» **TASK DETAILS**
Report every line below that holds the word "this".

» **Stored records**
• • • •

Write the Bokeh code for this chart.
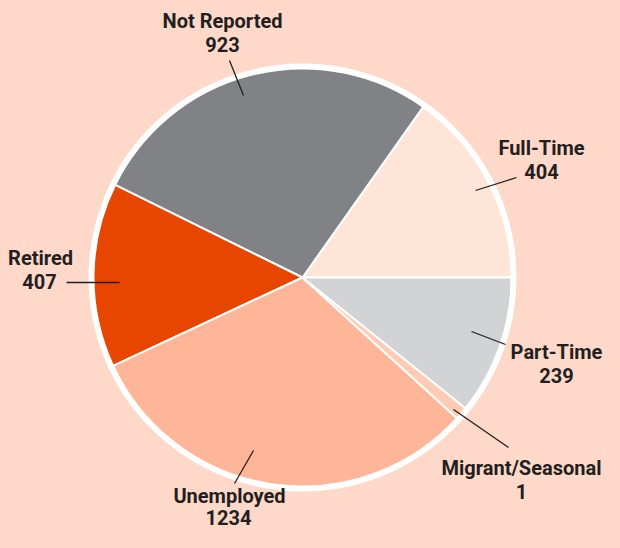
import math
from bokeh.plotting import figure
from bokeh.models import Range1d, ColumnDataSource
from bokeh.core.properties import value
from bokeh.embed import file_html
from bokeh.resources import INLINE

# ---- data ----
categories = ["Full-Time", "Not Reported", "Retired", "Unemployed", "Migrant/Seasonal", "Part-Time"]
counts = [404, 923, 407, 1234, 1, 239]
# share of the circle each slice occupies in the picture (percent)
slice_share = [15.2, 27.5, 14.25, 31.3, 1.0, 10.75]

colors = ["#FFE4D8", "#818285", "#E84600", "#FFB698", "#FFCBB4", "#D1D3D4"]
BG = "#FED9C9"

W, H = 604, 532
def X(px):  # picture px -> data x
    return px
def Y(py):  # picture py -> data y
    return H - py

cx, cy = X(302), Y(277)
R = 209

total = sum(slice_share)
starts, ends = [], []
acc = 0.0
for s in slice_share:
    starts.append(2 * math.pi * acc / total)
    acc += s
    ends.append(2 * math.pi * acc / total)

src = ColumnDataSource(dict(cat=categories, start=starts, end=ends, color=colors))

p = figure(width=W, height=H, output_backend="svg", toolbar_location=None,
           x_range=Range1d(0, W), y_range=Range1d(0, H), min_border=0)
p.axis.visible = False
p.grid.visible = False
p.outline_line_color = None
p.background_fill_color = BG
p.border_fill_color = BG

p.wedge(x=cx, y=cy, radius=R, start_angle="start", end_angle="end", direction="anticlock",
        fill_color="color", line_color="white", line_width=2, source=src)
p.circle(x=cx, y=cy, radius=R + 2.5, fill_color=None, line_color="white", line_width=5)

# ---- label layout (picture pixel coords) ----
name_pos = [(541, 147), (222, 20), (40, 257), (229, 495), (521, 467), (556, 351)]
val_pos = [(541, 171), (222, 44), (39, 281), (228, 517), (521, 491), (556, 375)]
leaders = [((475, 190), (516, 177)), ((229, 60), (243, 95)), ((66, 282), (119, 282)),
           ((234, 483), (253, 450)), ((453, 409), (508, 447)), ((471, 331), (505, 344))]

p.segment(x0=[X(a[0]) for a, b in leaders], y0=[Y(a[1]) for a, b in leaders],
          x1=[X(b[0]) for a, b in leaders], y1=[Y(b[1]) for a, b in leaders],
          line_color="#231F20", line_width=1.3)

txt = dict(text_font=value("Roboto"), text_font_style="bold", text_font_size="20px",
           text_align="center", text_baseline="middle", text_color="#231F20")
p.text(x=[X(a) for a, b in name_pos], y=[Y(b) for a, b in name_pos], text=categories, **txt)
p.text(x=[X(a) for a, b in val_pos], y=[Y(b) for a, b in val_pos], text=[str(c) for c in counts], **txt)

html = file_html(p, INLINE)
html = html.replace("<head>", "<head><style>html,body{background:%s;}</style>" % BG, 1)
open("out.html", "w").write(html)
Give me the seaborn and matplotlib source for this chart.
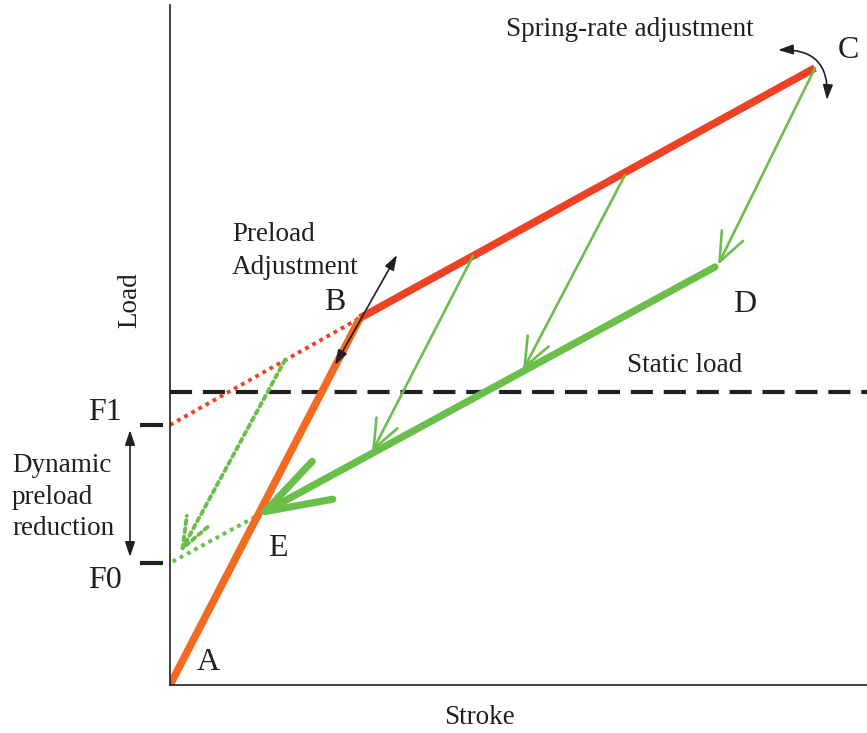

• • • •

» **SOLUTION TO THE PROBLEM**
Write the Bokeh code for this chart.
Give me the seaborn and matplotlib source for this chart.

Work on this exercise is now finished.